In dieser Studie untersucht Cordelia Heß mittelalterliche anti-jüdische Denkfiguren wie den Ahasverus-Mythos, den Judas-Mythos und die Substitutionstheologie, und ihr langes Nachleben im Schweden des 19. Jahrhunderts. Anti-jüdische Bilder waren dabei in Schweden schon bekannt und breit tradiert, als es im Land noch keine etablierte jüdische Minderheit gab. Heß stellt fest, dass im Laufe des Untersuchungszeitraumes zwar neue antisemitische Konzepte hinzukamen, zuvor schon vorhandene vorreformatorische altkirchliche Motive jedoch nicht aus dem Diskurs ausgeschieden wurden, sondern wiederholt reaktiviert wurden. Dies schuf im anti-jüdischen Diskurs Schwedens eine Gleichzeitigkeit von Vormoderne und Moderne. Die in den tradierten Narrativen bereits angelegten rassischen und essentialistischen Erzählweisen über die jüdische Minderheit wurden weitergegeben und angepasst (S. 56). Heß stellt dabei die weitgehende Stabilität des über die Juden geformten Bildes im Laufe des 19. Jahrhunderts fest (S. 132ff.). Auch wenn politische, konfessionelle und soziale Unterschiede zwischen den deutschen Ländern und Schweden bestanden, wirkte v.a. die Textproduktion in Preußen impulsgebend für Schweden. Einen Höhepunkt der antisemitischen Textproduktion in Schweden stellten die „Judenfehde“ von 1815 und der Konflikt um die Aufhebung des Judenreglements im Jahr 1838 dar. Konversionen von Jüdinnen und Juden zum Luthertum als Ausweg aus einer als Konflikt verstandenen Situation wurden wiederholt und im ganzen Zeitraum v.a. in fiktiven Texten thematisiert.

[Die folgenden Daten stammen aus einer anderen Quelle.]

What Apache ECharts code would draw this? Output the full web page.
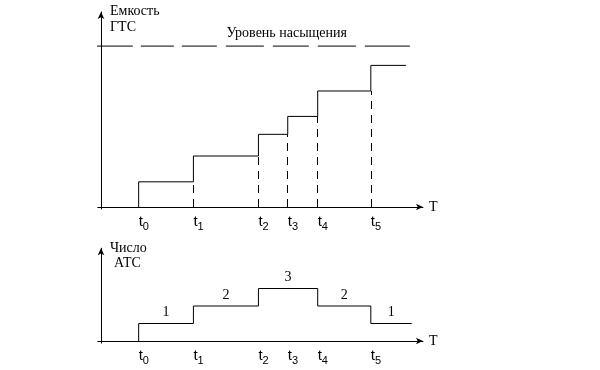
<!DOCTYPE html>
<html><head><meta charset="utf-8">
<script src="https://cdn.jsdelivr.net/npm/echarts@6/dist/echarts.min.js"></script>
<style>html,body{margin:0;padding:0;background:#fff}#c{width:600px;height:370px}</style>
</head><body><div id="c"></div>
<script>
// ---- data ----
const tickLabels = ['t0', 't1', 't2', 't3', 't4', 't5'];
const tTimes = [1.17, 2.87, 4.89, 5.80, 6.73, 8.38];
const capacityLevels = [1.28, 2.59, 3.69, 4.60, 5.89, 7.19];
const capacityEnd = 9.47;
const saturationLevel = 8.17;
const saturationSpan = [-0.16, 9.62];
const atsTimes = [1.17, 2.87, 4.89, 6.73, 8.38];
const atsCounts = [1, 2, 3, 2, 1];
const atsEnd = 9.65;

const SERIF = "'Liberation Serif', 'Times New Roman', serif";
const SANS = "'Liberation Sans', Arial, sans-serif";

// ---- derived series data ----
const capacityStep = [[tTimes[0], 0]]
  .concat(tTimes.map((t, i) => [t, capacityLevels[i]]))
  .concat([[capacityEnd, capacityLevels[capacityLevels.length - 1]]]);
const capacityGuides = tTimes.slice(1).map((t, i) => ({ coords: [[t, 0], [t, capacityLevels[i]]] }));
const saturationLine = saturationSpan.map(x => [x, saturationLevel]);
const atsStep = [[atsTimes[0], 0]]
  .concat(atsTimes.map((t, i) => [t, atsCounts[i]]))
  .concat([[atsEnd, atsCounts[atsCounts.length - 1]]]);
const atsLabelPts = atsTimes.map((t, i) => {
  const next = i + 1 < atsTimes.length ? atsTimes[i + 1] : atsEnd;
  return [(t + next) / 2, atsCounts[i]];
});

function tickFormatter(v) {
  let idx = 0, best = Infinity;
  tTimes.forEach((t, i) => { const d = Math.abs(t - v); if (d < best) { best = d; idx = i; } });
  const lab = tickLabels[idx];
  return '{t|' + lab.charAt(0) + '}{s|' + lab.slice(1) + '}';
}

function makeX(gi) {
  return {
    gridIndex: gi, type: 'value', min: -0.1, max: 10,
    name: 'T', nameLocation: 'end', nameGap: 6,
    nameTextStyle: { fontFamily: SERIF, fontSize: 14, color: '#000' },
    axisLine: { onZero: true, symbol: ['none', 'arrow'], symbolSize: [5, 7], lineStyle: { color: '#000', width: 1 } },
    axisTick: { show: false },
    splitLine: { show: false },
    axisLabel: {
      customValues: tTimes, formatter: tickFormatter, margin: 5, align: 'left', verticalAlign: 'top',
      color: '#000',
      rich: {
        t: { fontFamily: SANS, fontSize: 15, lineHeight: 16, color: '#000' },
        s: { fontFamily: SANS, fontSize: 11, lineHeight: 16, padding: [9, 0, 0, 0], color: '#000' }
      }
    }
  };
}

const chart = echarts.init(document.getElementById('c'), null, { renderer: 'canvas' });
chart.setOption({
  animation: false,
  backgroundColor: '#fff',
  grid: [
    { left: 97.78, top: 12, width: 325.2, height: 197 },
    { left: 97.78, top: 248.25, width: 325.2, height: 94.85 }
  ],
  xAxis: [makeX(0), makeX(1)],
  yAxis: [
    {
      gridIndex: 0, type: 'value', min: -0.1, max: 9.9,
      name: 'Емкость\nГТС', nameLocation: 'end', nameGap: 8.25,
      nameTextStyle: { fontFamily: SERIF, fontSize: 14, lineHeight: 15.5, color: '#000', align: 'left', verticalAlign: 'top', padding: [0, 0, 0, 9] },
      axisLine: { onZero: true, symbol: ['none', 'arrow'], symbolSize: [5, 7], lineStyle: { color: '#000', width: 1 } },
      axisTick: { show: false }, axisLabel: { show: false }, splitLine: { show: false }
    },
    {
      gridIndex: 1, type: 'value', min: -0.12, max: 5.3,
      name: '{a|Число}\n{b|АТС}', nameLocation: 'end', nameGap: 8,
      nameTextStyle: {
        fontFamily: SERIF, fontSize: 14, lineHeight: 15.7, color: '#000', align: 'left', verticalAlign: 'top', padding: [0, 0, 0, 9],
        rich: {
          a: { fontFamily: SERIF, fontSize: 14, lineHeight: 15.7, color: '#000' },
          b: { fontFamily: SERIF, fontSize: 14, lineHeight: 15.7, color: '#000', padding: [0, 0, 0, 4] }
        }
      },
      axisLine: { onZero: true, symbol: ['none', 'arrow'], symbolSize: [5, 7], lineStyle: { color: '#000', width: 1 } },
      axisTick: { show: false }, axisLabel: { show: false }, splitLine: { show: false }
    }
  ],
  graphic: [
    { type: 'text', x: 286.7, y: 33, style: { text: 'Уровень насыщения', font: '14px ' + SERIF, fill: '#000', align: 'center', verticalAlign: 'middle' } }
  ],
  series: [
    {
      type: 'line', xAxisIndex: 0, yAxisIndex: 0, step: 'end', data: capacityStep,
      symbol: 'none', lineStyle: { color: '#000', width: 1 }, silent: true
    },
    {
      type: 'lines', coordinateSystem: 'cartesian2d', xAxisIndex: 0, yAxisIndex: 0, data: capacityGuides,
      lineStyle: { color: '#000', width: 1, type: [8, 6], opacity: 1 }, silent: true
    },
    {
      type: 'line', xAxisIndex: 0, yAxisIndex: 0, data: saturationLine, clip: false,
      symbol: 'none', lineStyle: { color: '#000', width: 1, type: [37, 8, 33, 8, 35, 9, 38, 9, 36, 9, 38, 9, 45, 9] }, silent: true
    },
    {
      type: 'line', xAxisIndex: 1, yAxisIndex: 1, step: 'end', data: atsStep,
      symbol: 'none', lineStyle: { color: '#000', width: 1 }, silent: true
    },
    {
      type: 'scatter', xAxisIndex: 1, yAxisIndex: 1, data: atsLabelPts, symbolSize: 0, silent: true,
      itemStyle: { opacity: 1, color: '#000' },
      label: { show: true, position: 'top', distance: 4, formatter: p => String(p.value[1]), fontFamily: SERIF, fontSize: 14, color: '#000', opacity: 1 }
    }
  ]
});
</script></body></html>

Der methodische Zugriff von Heß erfolgt mittels des „Archiv“-Konzepts: Narrative und Motive aus verschiedenen Zeitschichten werden in einem Zugriffsraum bewahrt und gleichsam als Wissensbestände ausgeformt; diese können situativ aktiviert und in den Diskurs eingespeist werden. Der hierfür untersuchte Quellenkorpus besteht aus 54 übersetzten Texten (zumeist aus dem Deutschen) und 102 originalen schwedischen Texten, welche im Laufe des 19. Jahrhunderts im Druck erschienen und im Titel Bezug zu Juden und Judentum tragen. Dieser Korpus wurde aus dem reichen Fundus der Königlichen Bibliothek in Stockholm geschöpft, wo seit 1661 alle in Schweden erschienenen Drucke hinterlegt werden müssen. Die Präsenz und Wirkung von fremdsprachigen anti-jüdischen Texten sind nicht Teil der Untersuchung. Hierbei wird von der Autorin auf das Fehlen von Übersetzungen aus dem Dänischen und Norwegischen als bemerkenswert verwiesen (S. 32f., 130f.); aufgrund der gegenseitigen Verstehbarkeit der Sprachen bestand allerdings nur eine sehr begrenzte Notwendigkeit für Übersetzungen. Der fehlenden Begrenzung des Diskurs- und Kommunikationsraumes ist mit der angewendeten Methode nicht beizukommen.
Die Gliederung des Stoffes ist nicht immer nachvollziehbar: Die wenigen pro-jüdischen Stimmen, die sich v.a. im Rahmen der politischen Publizistik zu Wort meldeten (hier besonders Erik Magnus Pontin), werden in jenem Großkapitel abgehandelt, das sich ansonsten mit der Belletristik beschäftigt. Überdies wird begrifflich der Untersuchungsraum „Schweden“ nicht genau gefasst, was auffällig ist, da selbiger innerhalb des Untersuchungszeitraumes einer massiven Grenzverschiebung unterworfen ist. Die (Nicht-)Einbeziehung des finnländischen Reichsteils bzw. nach 1809 der schwedischsprachigen Gesellschaft Finnlands in die Studie verbleibt undefiniert. Die Begrenzung des Untersuchungszeitraumes von 1800 bis 1900 bleibt unbegründet. Aufgrund der zeitlichen Nähe des Beginns des Zeitraumes zum zäsurhaften Erlass des Judenreglements von 1782 wirken die Eckdaten künstlich.
Neben einem Literaturverzeichnis enthält der Band auch ein Orts- und ein Namensverzeichnis. Zudem weist der Band zwei Anhänge auf: eine Auflistung der Debatten über jüdische Angelegenheiten auf den Reichstagen sowie eine detaillierte Auflistung des 156 Titel umfassenden Quellenkorpus.